Think about it. WHY would high end pc gamers get $500 video cards to enable multiple pass ANTI-ALIAS at high resolution?

Non anti-alias font is a relic of low quality computing.

Anti-alias is the way to go.
 
I don't really have a "fix", though I do know what you are talking about, and I can make some recommendations.

First of all, fonts in OSX do tend to be a bit blurry. IMO they look better on a high DPI display since the smaller, tightly packed pixels tend to hide the excessive smoothing. I don't know what kind of Mac you are using, but say a 22" LCD running at 1680x1050 tends to look a little bleh.

The two recommendations I can make are:

1.) Make sure your macs gamma is set to 2.2. This is the windows default. OSX is default to 1.8. A higher gamma makes the blacks blacker and makes the screen look less "washed out". This helps a bit with font viewing. You can make this change under the display settings, clicking calibrate, and changing the gamma to 2.2 (don't need to change anything else).

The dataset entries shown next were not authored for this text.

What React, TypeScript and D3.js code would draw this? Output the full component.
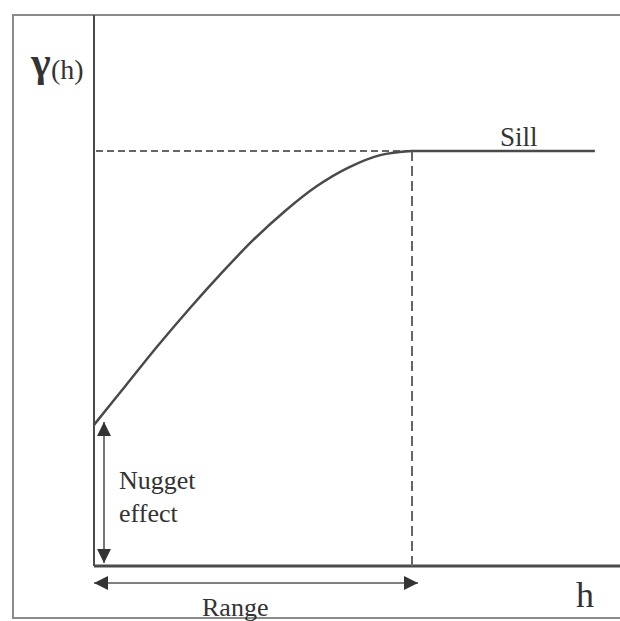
import React, { useEffect, useRef } from "react";
import * as d3 from "d3";

// lag distance h (range = 10) and semivariance (sill = 1)
const lagValues = [0, 1, 2, 3, 4, 5, 6, 7, 8, 9, 10];
const gammaValues = [0.34, 0.435, 0.53, 0.62, 0.705, 0.785, 0.855, 0.915, 0.96, 0.99, 1.0];
const nugget = 0.34;
const sill = 1.0;
const rangeH = 10;
const sillEndH = 15.75;
const labels = { yAxis: "γ", yArg: "(h)", xAxis: "h", sill: "Sill", nugget: ["Nugget", "effect"], range: "Range" };

const W = 620;
const H = 621;

const App = () => {
  const ref = useRef<SVGSVGElement | null>(null);

  useEffect(() => {
    const svg = d3.select(ref.current);
    svg.selectAll("*").remove();

    const x = d3.scaleLinear().domain([0, 16.54]).range([94, 620]);
    const y = d3.scaleLinear().domain([0, 1]).range([566, 151]);
    const ink = "#4a4a4a";
    const font = "Liberation Serif, Times New Roman, serif";

    // arrow heads
    const defs = svg.append("defs");
    defs.append("marker")
      .attr("id", "head")
      .attr("viewBox", "0 0 10 10")
      .attr("refX", 10).attr("refY", 5)
      .attr("markerWidth", 14).attr("markerHeight", 14)
      .attr("markerUnits", "userSpaceOnUse")
      .attr("orient", "auto-start-reverse")
      .append("path")
      .attr("d", "M0,0 L10,5 L0,10 Z")
      .attr("fill", "#333");

    // outer frame
    svg.append("path")
      .attr("d", `M${W},15 L13,15 L13,618 L${W},618`)
      .attr("fill", "none")
      .attr("stroke", "#8a8a8a")
      .attr("stroke-width", 2);

    // axes
    svg.append("line")
      .attr("x1", x(0)).attr("x2", x(0))
      .attr("y1", 15).attr("y2", y(0))
      .attr("stroke", ink).attr("stroke-width", 2);
    svg.append("line")
      .attr("x1", x(0)).attr("x2", W)
      .attr("y1", y(0)).attr("y2", y(0))
      .attr("stroke", ink).attr("stroke-width", 3);

    // sill: dashed up to the range, solid after
    svg.append("line")
      .attr("x1", x(0) + 2).attr("x2", x(rangeH))
      .attr("y1", y(sill)).attr("y2", y(sill))
      .attr("stroke", "#666").attr("stroke-width", 2)
      .attr("stroke-dasharray", "7,4");
    svg.append("line")
      .attr("x1", x(rangeH)).attr("x2", x(sillEndH))
      .attr("y1", y(sill)).attr("y2", y(sill))
      .attr("stroke", ink).attr("stroke-width", 2.5);

    // range marker
    svg.append("line")
      .attr("x1", x(rangeH)).attr("x2", x(rangeH))
      .attr("y1", y(sill)).attr("y2", y(0))
      .attr("stroke", "#666").attr("stroke-width", 2)
      .attr("stroke-dasharray", "10,5");

    // variogram curve
    const line = d3.line<number>()
      .x((_, i) => x(lagValues[i]))
      .y((d) => y(d))
      .curve(d3.curveCatmullRom.alpha(0.5));
    svg.append("path")
      .datum(gammaValues)
      .attr("d", line)
      .attr("fill", "none")
      .attr("stroke", ink)
      .attr("stroke-width", 2.5);

    // nugget arrow
    svg.append("line")
      .attr("x1", x(0) + 10).attr("x2", x(0) + 10)
      .attr("y1", y(nugget) - 3).attr("y2", y(0) - 3)
      .attr("stroke", "#555").attr("stroke-width", 1.6)
      .attr("marker-start", "url(#head)")
      .attr("marker-end", "url(#head)");

    // range arrow
    svg.append("line")
      .attr("x1", x(0)).attr("x2", x(rangeH) + 6)
      .attr("y1", 583).attr("y2", 583)
      .attr("stroke", "#555").attr("stroke-width", 1.6)
      .attr("marker-start", "url(#head)")
      .attr("marker-end", "url(#head)");

    const txt = (t: string, tx: number, ty: number, size: number, weight = "normal") =>
      svg.append("text")
        .attr("x", tx).attr("y", ty)
        .style("font-family", font)
        .style("font-size", `${size}px`)
        .style("font-weight", weight)
        .attr("fill", "#333")
        .text(t);

    txt(labels.yAxis, 31, 76, 42, "bold");
    txt(labels.yArg, 51, 79, 28);
    txt(labels.sill, 500, 146, 27);
    txt(labels.nugget[0], 119, 489, 26);
    txt(labels.nugget[1], 119, 522, 26);
    txt(labels.range, 202, 616, 26);
    txt(labels.xAxis, 576, 607, 36);
  }, []);

  return (
    <svg
      ref={ref}
      width={W}
      height={H}
      style={{ position: "absolute", left: 0, top: 0, background: "#fff" }}
    />
  );
};

export default App;
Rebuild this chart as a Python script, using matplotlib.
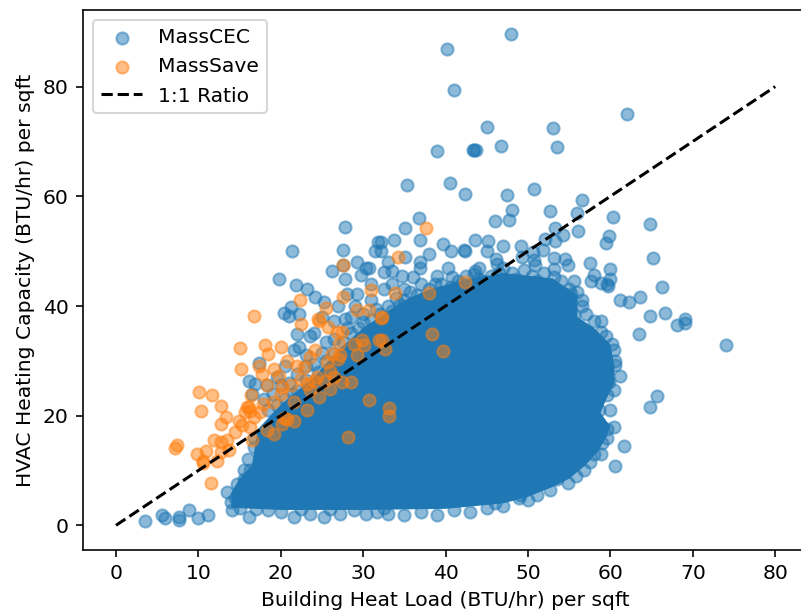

2.) Set the font smoothing under "appearance" settings to "standard - best for CRT". This might seem backwards considering almost everyone uses an LCD these days, but the standard font smoothing turns off sub-pixel rendering. This gets rid of what some users describe as "colored noise" around text, since text is only rendered in shades of grey instead of RGB. Make sure you restart Safari and/or your Mac for the changes to take effect.
 
A screenshot of my Mac running Safari and this thread (nested screenshots, yay! :) ):

fonts.png


Not blurry, looks better than Windows to me. Font smoothing set to standard.

--Eric
 
I attached one in my previous post :(
Thanks, I missed that. That's interesting. Now it looks like without AA or Cleartype.

Not blurry, looks better than Windows to me. Font smoothing set to standard.
When you increase the size of the letters it makes it look better.

And we're now taking screenshots of screenshots, with increases and decreases of size and jpg compressionrates, it is not accurate anymore.